Samoan stonework is characterized by negatives. In stone structures, cut stone was not used. The stone posts of the Fale-o-le-Fe'e, often quoted as having been cut by human agency, are natural basaltic prisms. The outstanding religious stone structures of eastern Polynesia and Hawaii find no counterpart in Samoa. The Tahitian term of marae for such structures exists in the Samoan form of malae but the term is applied to an open space in a village where public meetings are held. The Samoan malae has the same meaning as the Maori marae but though both areas have retained the social significance of the term, the special stone structure associated with it in Tahiti is absent both in Samoa and New Zealand. Samoan religious houses were built on raised stone platforms but both house and platform were directly connected with the technique of dwelling houses and the stone platform underwent no specialization for religious purposes. With the absence of the specialized religious structure in stone is associated the absence of stone images either large or small.

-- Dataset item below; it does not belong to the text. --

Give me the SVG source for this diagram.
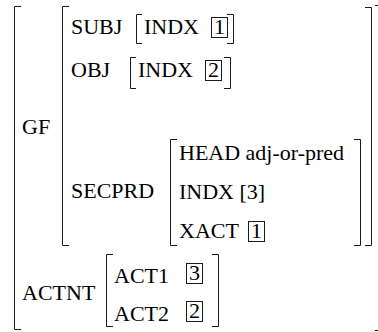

Among the necessary implements, tanged adzes as a form of purposive technique are entirely absent. The most common type of adz are quadrangular with the widest surface at the back. The commonest types are marked by a minimum of grinding, but full grinding on all surfaces except the poll is present in many of the smaller adzes and the less common types. Triangular adzes are characterized by the widest surface forming the back while the reverse is exceedingly rare. In spite of the cruder appearance of the adzes, good work was accomplished with them as evidenced by the technique of the arches of the guest houses and the flanged plank canoes. The aesthetic sense of the Samoan craftsmen did not express itself in stone but sought some other medium. Similarly the pounding of food and other material was performed with natural objects and stone pounders and pestles did not enter into Samoan domestic economy.